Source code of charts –

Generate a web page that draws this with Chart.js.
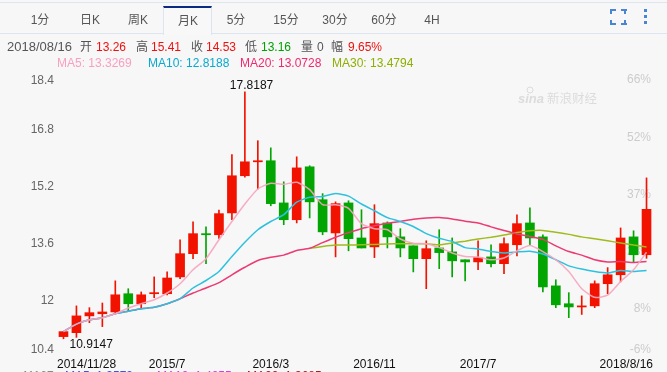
<!DOCTYPE html>
<html>
<head>
<meta charset="utf-8">
<script src="https://cdn.jsdelivr.net/npm/chart.js@4"></script>
<style>
    html, body { margin: 0; padding: 0; background: #f7f7f7; }
    body { position: relative; width: 667px; height: 372px; overflow: hidden;
        font-family: "Liberation Sans", "Noto Sans CJK SC", sans-serif; }
    canvas { position: absolute; left: 0; top: 0; }
    .t { position: absolute; white-space: nowrap; line-height: 16px; }
    .tab { font-size: 12px; color: #555; top: 12px; transform: translateX(-50%); }
    .info { font-size: 12px; top: 39px; color: #555; }
    .ma { font-size: 12px; top: 55px; }
    .low { font-size: 12px; top: 368px; }
    .line { position: absolute; left: 0; width: 667px; height: 1px; background: #dde5f1; }
    .active { position: absolute; left: 163px; top: 6px; width: 47px; height: 27px; background: #f8f8f8;
        border-top: 2px solid #0b2a82; border-left: 1px solid #dde5f1; border-right: 1px solid #dde5f1; }
    .ico { position: absolute; background: #4a86d0; }
</style>
</head>
<body>
<canvas id="kline" width="667" height="372"></canvas>
<div class="line" style="top:2px"></div>
<div class="line" style="top:33px"></div>
<div class="active"></div>
<div id="tabs"></div>
<div id="icons"></div>
<div id="info"></div>
<script>
// Monthly candles, 2014/11 to 2018/8
const categories = [
    "2014/11/28", "2014/12",
    "2015/1", "2015/2", "2015/3", "2015/4", "2015/5", "2015/6", "2015/7", "2015/8", "2015/9", "2015/10", "2015/11", "2015/12",
    "2016/1", "2016/2", "2016/3", "2016/4", "2016/5", "2016/6", "2016/7", "2016/8", "2016/9", "2016/10", "2016/11", "2016/12",
    "2017/1", "2017/2", "2017/3", "2017/4", "2017/5", "2017/6", "2017/7", "2017/8", "2017/9", "2017/10", "2017/11", "2017/12",
    "2018/1", "2018/2", "2018/3", "2018/4", "2018/5", "2018/6", "2018/7", "2018/8/16",
];
const opens = [
    10.97, 11.08, 11.55, 11.61, 11.66, 12.17, 11.89, 12.17, 12.17, 12.64, 13.29, 13.85, 13.82, 14.43, 15.47, 15.86,
    15.89, 14.71, 14.24, 15.72, 14.80, 13.87, 14.71, 13.73, 13.48, 14.15, 13.76, 13.51, 13.15, 13.45,
    13.34, 13.12, 13.06, 13.20, 13.01, 13.54, 14.15, 13.76, 12.39, 11.89, 11.80, 11.83, 12.45, 12.70, 13.76, 13.26,
];
const closes = [
    11.11, 11.55, 11.64, 11.66, 12.14, 11.89, 12.14, 12.20, 12.61, 13.29, 13.85, 13.82, 14.41, 15.47, 15.86, 15.89,
    14.69, 14.24, 15.69, 14.74, 13.90, 14.69, 13.71, 13.45, 14.13, 13.76, 13.45, 13.15, 13.43, 13.32,
    13.09, 13.06, 13.18, 13.01, 13.57, 14.13, 13.73, 12.36, 11.86, 11.80, 11.83, 12.45, 12.70, 13.73, 13.26, 14.53,
];
const highs = [
    11.11, 11.83, 11.78, 11.91, 12.53, 12.31, 12.22, 12.64, 12.78, 13.68, 14.18, 14.04, 14.51, 16.06, 17.82, 16.45,
    16.25, 15.30, 16.00, 15.75, 14.97, 14.74, 14.77, 14.52, 14.66, 14.18, 13.99, 13.51, 13.65, 13.96,
    13.73, 13.12, 13.65, 13.54, 13.73, 14.38, 14.57, 13.82, 12.56, 12.20, 12.11, 12.53, 12.90, 14.01, 13.93, 15.41,
];
const lows = [
    10.91, 10.95, 11.36, 11.25, 11.61, 11.69, 11.75, 12.06, 12.14, 12.59, 13.15, 13.01, 13.72, 14.24, 15.43, 15.10,
    14.63, 14.10, 14.15, 14.29, 13.82, 13.20, 13.37, 13.45, 13.18, 13.45, 13.20, 12.78, 12.31, 12.87,
    12.64, 12.53, 12.84, 12.92, 12.73, 13.23, 13.54, 12.22, 11.78, 11.50, 11.59, 11.78, 12.17, 12.50, 13.06, 13.16,
];
const ma5 = [
    11.11, 11.32, 11.44, 11.50, 11.61, 11.77, 11.89, 12.00, 12.19, 12.45, 12.84, 13.15, 13.68, 14.19, 14.68, 15.10,
    15.26, 15.23, 15.29, 15.08, 14.66, 14.66, 14.56, 14.13, 13.99, 13.96, 13.70, 13.58, 13.57, 13.46,
    13.31, 13.21, 13.20, 13.12, 13.17, 13.37, 13.52, 13.35, 13.12, 12.79, 12.31, 12.07, 12.13, 12.51, 12.84, 13.33,
];
const ma10 = [
    11.11, 11.32, 11.44, 11.50, 11.61, 11.68, 11.75, 11.79, 11.89, 12.03, 12.33, 12.54, 12.79, 13.21, 13.61, 13.96,
    14.19, 14.38, 14.73, 14.87, 14.89, 14.97, 14.90, 14.68, 14.49, 14.30, 14.19, 14.05, 13.85, 13.72,
    13.63, 13.46, 13.42, 13.35, 13.31, 13.34, 13.36, 13.28, 13.12, 12.95, 12.86, 12.79, 12.75, 12.82, 12.79, 12.82,
];
const ma20 = [
    11.11, 11.32, 11.44, 11.50, 11.61, 11.68, 11.75, 11.79, 11.89, 12.03, 12.19, 12.33, 12.48, 12.70, 12.91, 13.10,
    13.19, 13.25, 13.38, 13.44, 13.60, 13.75, 13.88, 13.99, 14.07, 14.14, 14.19, 14.25, 14.29, 14.30,
    14.26, 14.20, 14.15, 14.04, 13.94, 13.84, 13.77, 13.69, 13.51, 13.35, 13.25, 13.12, 13.06, 13.07, 13.04, 13.07,
];
const ma30 = [
    null, null, null, null, null, null, null, null, null, null, null, null, null, null, null, null,
    null, null, null, 13.44, 13.49, 13.53, 13.53, 13.54, 13.55, 13.56, 13.57, 13.57, 13.57, 13.54,
    13.59, 13.64, 13.70, 13.75, 13.81, 13.88, 13.93, 13.94, 13.89, 13.83, 13.76, 13.71, 13.65, 13.59, 13.53, 13.48,
];
const yTicks = [18.4, 16.8, 15.2, 13.6, 12, 10.4];
const yTickLabels = ["18.4", "16.8", "15.2", "13.6", "12", "10.4"];
const pctLabels = ["66%", "52%", "37%", "23%", "8%", "-6%"];
const xTickLabels = ["2014/11/28", "2015/7", "2016/3", "2016/11", "2017/7", "2018/8/16"];
const tabNames = ["1分", "日K", "周K", "月K", "5分", "15分", "30分", "60分", "4H"];

const RED = "#f11300";
const GREEN = "#02a502";
const candleColors = opens.map((o, i) => (closes[i] >= o && !(i === 11) ? RED : GREEN));

// Header: tabs, icons, quote row, MA row
const addText = (parent, cls, text, left, color, extra) => {
    const el = document.createElement("div");
    el.className = "t " + cls;
    el.textContent = text;
    el.style.left = left + "px";
    if (color) el.style.color = color;
    if (extra) el.style.cssText += extra;
    parent.appendChild(el);
};
const tabCenters = [40, 90, 138, 188, 236, 286, 335, 384, 432];
const tabsEl = document.getElementById("tabs");
tabNames.forEach((name, i) => addText(tabsEl, "tab", name, tabCenters[i], null, i === 3 ? "top:13px" : ""));

const iconsEl = document.getElementById("icons");
const addIco = (l, t, w, h) => {
    const el = document.createElement("div");
    el.className = "ico";
    el.style.cssText = `left:${l}px;top:${t}px;width:${w}px;height:${h}px`;
    iconsEl.appendChild(el);
};
[[610, 9], [621, 9], [610, 23], [621, 23]].forEach(([l, t]) => addIco(l, t, 6, 2));
[[610, 9], [624, 9], [610, 20], [624, 20]].forEach(([l, t]) => addIco(l, t, 2, 5));
[9, 15, 21].forEach((t) => addIco(644, t, 3, 3));

const infoEl = document.getElementById("info");
[
    ["2018/08/16", 7, "#555", "font-size:13px"], ["开", 80, "#555"], ["13.26", 96, "#f01010"], ["高", 136, "#555"], ["15.41", 151, "#f01010"],
    ["收", 191, "#555"], ["14.53", 206, "#f01010"], ["低", 245, "#555"], ["13.16", 261, "#00a000"], ["量", 301, "#555"],
    ["0", 317, "#555"], ["幅", 331, "#555"], ["9.65%", 348, "#f01010"],
].forEach(([text, x, color, extra]) => addText(infoEl, "info", text, x, color, extra));
[
    ["MA5: 13.3269", 57, "#f8a0c0"], ["MA10: 12.8188", 148, "#0aa9d0"],
    ["MA20: 13.0728", 240, "#f0296f"], ["MA30: 13.4794", 332, "#8fae00"],
].forEach(([text, x, color]) => addText(infoEl, "ma", text, x, color));
// Second legend row, cut off by the bottom edge of the picture
[
    ["11167", 22, "#888"], ["MA5: 1.3579", 65, "#3a55e0"],
    ["MA10: 1.4255", 157, "#d040e0"], ["MA20: 1.3685", 247, "#a02020"],
].forEach(([text, x, color]) => addText(infoEl, "low", text, x, color));

// Axis labels and the watermark go under the candles, high/low notes on top
const underLabels = {
    id: "underLabels",
    beforeDatasetsDraw(chart) {
        const { ctx, scales } = chart;
        ctx.save();
        ctx.textBaseline = "middle";

        ctx.fillStyle = "#dcdcdc";
        ctx.strokeStyle = "#dcdcdc";
        ctx.textAlign = "left";
        ctx.font = "italic bold 13px 'Liberation Sans'";
        ctx.fillText("sina", 518, 99);
        ctx.beginPath();
        ctx.arc(530, 90, 3, 0, Math.PI * 2);
        ctx.stroke();
        ctx.font = "12.5px 'Noto Sans CJK SC'";
        ctx.fillText("新浪财经", 547, 98);

        ctx.font = "12px 'Liberation Sans'";
        yTicks.forEach((v, i) => {
            const y = scales.y.getPixelForValue(v) + 1;
            const leftY = i === 0 ? y + 9 : i === yTicks.length - 1 ? y - 8 : y;
            const rightY = i === yTicks.length - 1 ? y - 8 : y + 8;
            ctx.textAlign = "right";
            ctx.fillStyle = "#666";
            ctx.fillText(yTickLabels[i], 54, leftY);
            ctx.fillStyle = "#ccc";
            ctx.fillText(pctLabels[i], 651, rightY);
        });
        ctx.restore();
    },
    afterDatasetsDraw(chart) {
        const { ctx, scales, chartArea } = chart;
        ctx.save();
        ctx.font = "12px 'Liberation Sans'";
        ctx.fillStyle = "#111";
        ctx.textBaseline = "middle";

        xTickLabels.forEach((label, i) => {
            const x = scales.x.getPixelForValue(categories.indexOf(label) >= 0 ? categories.indexOf(label) : label);
            ctx.textAlign = i === 0 ? "left" : i === xTickLabels.length - 1 ? "right" : "center";
            const px = i === 0 ? chartArea.left : i === xTickLabels.length - 1 ? chartArea.right : x;
            ctx.fillText(label, px, 365);
        });

        // highest and lowest prices
        ctx.textAlign = "left";
        ctx.fillText("17.8187", scales.x.getPixelForValue(14) - 15, scales.y.getPixelForValue(17.82) - 6);
        ctx.fillText("10.9147", scales.x.getPixelForValue(0) + 6, scales.y.getPixelForValue(10.91) + 6);
        ctx.restore();
    },
};

const maLine = (label, data, color, order) => ({
    type: "line",
    label,
    data,
    borderColor: color,
    borderWidth: 1.5,
    pointRadius: 0,
    tension: 0.2,
    order,
});

new Chart(document.getElementById("kline"), {
    type: "bar",
    data: {
        labels: categories,
        datasets: [
            maLine("MA5", ma5, "rgba(247,165,191,0.92)", 1),
            maLine("MA10", ma10, "#2dc1df", 2),
            maLine("MA20", ma20, "#ec3a72", 3),
            maLine("MA30", ma30, "#a0bb1c", 4),
            {
                label: "body",
                data: opens.map((o, i) => [o, closes[i]]),
                backgroundColor: candleColors,
                barThickness: 9,
                minBarLength: 1,
                grouped: false,
                order: 5,
            },
            {
                label: "wick",
                data: lows.map((l, i) => [l, highs[i]]),
                backgroundColor: candleColors,
                barThickness: 1,
                grouped: false,
                order: 6,
            },
        ],
    },
    options: {
        responsive: false,
        animation: false,
        layout: { padding: { left: 57, right: 14, top: 71, bottom: 15 } },
        plugins: { legend: { display: false }, tooltip: { enabled: false } },
        scales: {
            x: { display: false },
            y: { display: false, min: 10.4, max: 18.4 },
        },
    },
    plugins: [underLabels],
});
</script>
</body>
</html>
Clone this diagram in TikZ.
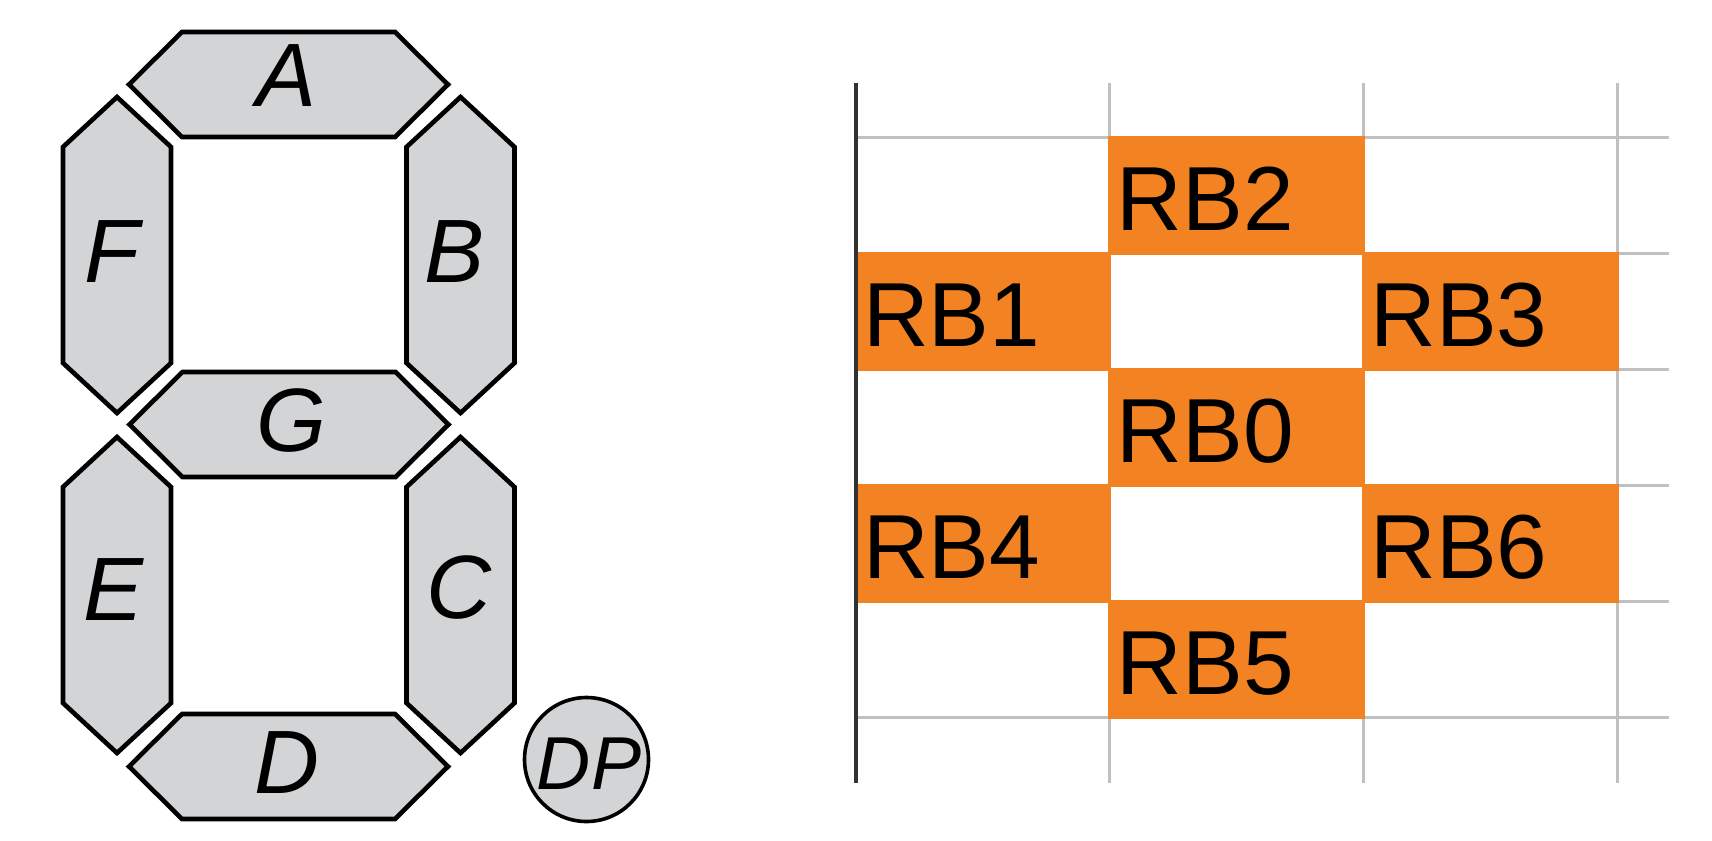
\documentclass[tikz,border=0pt]{standalone}
\usepackage{fontspec}
\setmainfont{Liberation Sans}
\usepackage{tikz}
\definecolor{SegGray}{HTML}{D3D4D6}
\definecolor{CellOrange}{HTML}{F38322}
\definecolor{GridGray}{HTML}{C0C0C0}
\definecolor{AxisDark}{HTML}{333333}

\begin{document}
\begin{tikzpicture}[
  x=1pt,y=-1pt,
  segment/.style={draw=black,fill=SegGray,line width=4.6pt},
  seglabel/.style={font=\fontsize{90}{100}\selectfont\itshape,inner sep=0pt},
  gridline/.style={draw=GridGray,line width=3pt},
  axisline/.style={draw=AxisDark,line width=3.2pt},
  cell/.style={fill=CellOrange},
  pinlabel/.style={font=\fontsize{91}{100}\selectfont,inner sep=0pt,anchor=base west}
]
  \useasboundingbox (0,0) rectangle (1712,840);

  % Horizontal segments A, G, D
  \foreach \cx/\cy in {288.5/84.5, 289/424.5, 288.5/766.5}
    \draw[segment] (\cx-159.5,\cy) -- ++(53,-52.5) -- ++(213,0) -- ++(53,52.5)
      -- ++(-53,52.5) -- ++(-213,0) -- cycle;
  % Vertical segments F, B, E, C
  \foreach \cx/\cy in {117/255, 460.5/255, 117/595, 460.5/595}
    \draw[segment] (\cx,\cy-158) -- ++(54,50) -- ++(0,216) -- ++(-54,50)
      -- ++(-54,-50) -- ++(0,-216) -- cycle;

  \node[seglabel] (labA) at (287,76)  {A};
  \node[seglabel] (labG) at (291,421) {G};
  \node[seglabel] (labD) at (287,763) {D};
  \node[seglabel] (labF) at (112,252) {F};
  \node[seglabel] (labB) at (455,252) {B};
  \node[seglabel] (labE) at (114,590) {E};
  \node[seglabel] (labC) at (459,588) {C};

  % Decimal point
  \draw[segment,line width=3.6pt] (586.5,759.5) circle (62);
  \node[seglabel,font=\fontsize{75}{80}\selectfont\itshape] (labDP) at (589,764) {DP};

  % Grid of port pins
  \foreach \x in {1109.7,1363.3,1617}
    \draw[gridline] (\x,83) -- (\x,783);
  \foreach \y in {137,253,369,485,601,717}
    \draw[gridline] (856,\y) -- (1669,\y);

  \foreach \r/\c/\pin in {1/2/RB2, 2/1/RB1, 2/3/RB3, 3/2/RB0, 4/1/RB4, 4/3/RB6, 5/2/RB5} {
    \fill[cell] (854.5+253.67*\c-253.67,19.5+116*\r) rectangle ++(256.67,119);
    \node[pinlabel] (\pin) at (863+253.67*\c-253.67,114+116*\r) {\pin};
  }

  \draw[axisline] (856,83) -- (856,783);
\end{tikzpicture}
\end{document}
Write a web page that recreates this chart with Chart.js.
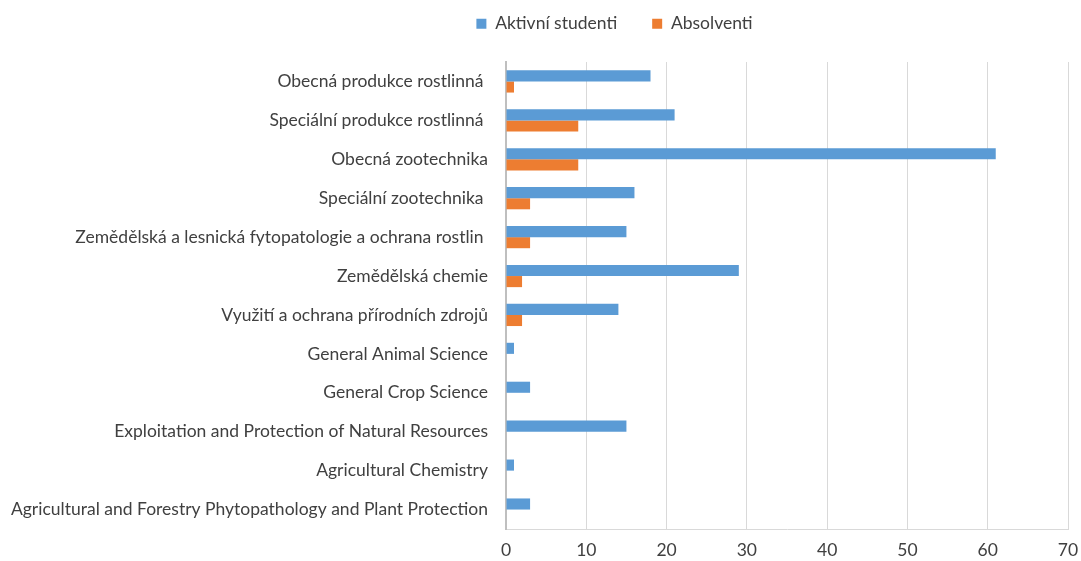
<!DOCTYPE html>
<html>
<head>
<meta charset="utf-8">
<script src="https://cdn.jsdelivr.net/npm/chart.js@4/dist/chart.umd.min.js"></script>
<style>
html,body{margin:0;padding:0;background:#fff;}
#wrap{width:1081px;height:561px;position:relative;}
</style>
</head>
<body>
<div id="wrap"><canvas id="c" width="1081" height="561"></canvas></div>
<script>
const categories = [
  "Obecná produkce rostlinná ",
  "Speciální produkce rostlinná ",
  "Obecná zootechnika",
  "Speciální zootechnika ",
  "Zemědělská a lesnická fytopatologie a ochrana rostlin ",
  "Zemědělská chemie",
  "Využití a ochrana přírodních zdrojů",
  "General Animal Science",
  "General Crop Science",
  "Exploitation and Protection of Natural Resources",
  "Agricultural Chemistry",
  "Agricultural and Forestry Phytopathology and Plant Protection"
];
const activeStudents = [18, 21, 61, 16, 15, 29, 14, 1, 3, 15, 1, 3];
const graduates = [1, 9, 9, 3, 3, 2, 2, 0, 0, 0, 0, 0];
const xTicks = [0, 10, 20, 30, 40, 50, 60, 70];

const FONT = "Lato";
const FS = 17.5;
const TXT = "#404040";

const legendTweak = {
  id: 'legendTweak',
  beforeUpdate(chart) {
    const l = chart.legend;
    if (l && !l._patched) {
      const f = l.fit.bind(l);
      l.fit = function () { f(); this.height = 62; };
      l._patched = true;
    }
  },
  afterLayout(chart) {
    const l = chart.legend;
    if (!l) return;
    l.top -= 20; l.bottom -= 20;
    l.left += 74; l.right += 74;
  }
};

new Chart(document.getElementById('c'), {
  type: 'bar',
  data: {
    labels: categories,
    datasets: [
      { label: "Aktivní studenti", data: activeStudents, backgroundColor: "#5B9BD5", borderWidth: 0 },
      { label: "Absolventi", data: graduates, backgroundColor: "#ED7D31", borderWidth: 0 }
    ]
  },
  plugins: [legendTweak],
  options: {
    indexAxis: 'y',
    responsive: false,
    animation: false,
    devicePixelRatio: 1,
    categoryPercentage: 0.57,
    barPercentage: 1.0,
    layout: { padding: { left: 0, right: 0, top: 0, bottom: 0 } },
    plugins: {
      legend: {
        position: 'top',
        labels: {
          boxWidth: 10, boxHeight: 10,
          color: TXT,
          font: { family: FONT, size: FS },
          padding: 35
        }
      },
      tooltip: { enabled: false }
    },
    scales: {
      x: {
        min: 0, max: 70,
        afterBuildTicks: (s) => { s.ticks = xTicks.map(v => ({ value: v })); },
        ticks: { color: TXT, font: { family: FONT, size: FS }, padding: 11 },
        grid: { color: "#d9d9d9", lineWidth: 1, drawTicks: false },
        border: { color: "#d9d9d9", width: 1 },
        afterFit: (s) => { s.height = 32; s.paddingRight = 13; s.paddingLeft = 0; }
      },
      y: {
        ticks: { color: TXT, font: { family: FONT, size: FS }, padding: 18, autoSkip: false },
        grid: { display: false, drawTicks: false },
        border: { color: "#bfbfbf", width: 2 },
        afterFit: (s) => { s.width = 506; }
      }
    }
  }
});
</script>
</body>
</html>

TASK TO COMPLETE –
Print everything from the line with "Clone this diagram in TikZ." down to the line with "(0,0) rectangle (1712,840);", both included, exactly as written and without the pictures.

RESULT –
Clone this diagram in TikZ.
\documentclass[tikz,border=0pt]{standalone}
\usepackage{fontspec}
\setmainfont{Liberation Sans}
\usepackage{tikz}
\definecolor{SegGray}{HTML}{D3D4D6}
\definecolor{CellOrange}{HTML}{F38322}
\definecolor{GridGray}{HTML}{C0C0C0}
\definecolor{AxisDark}{HTML}{333333}

\begin{document}
\begin{tikzpicture}[
  x=1pt,y=-1pt,
  segment/.style={draw=black,fill=SegGray,line width=4.6pt},
  seglabel/.style={font=\fontsize{90}{100}\selectfont\itshape,inner sep=0pt},
  gridline/.style={draw=GridGray,line width=3pt},
  axisline/.style={draw=AxisDark,line width=3.2pt},
  cell/.style={fill=CellOrange},
  pinlabel/.style={font=\fontsize{91}{100}\selectfont,inner sep=0pt,anchor=base west}
]
  \useasboundingbox (0,0) rectangle (1712,840);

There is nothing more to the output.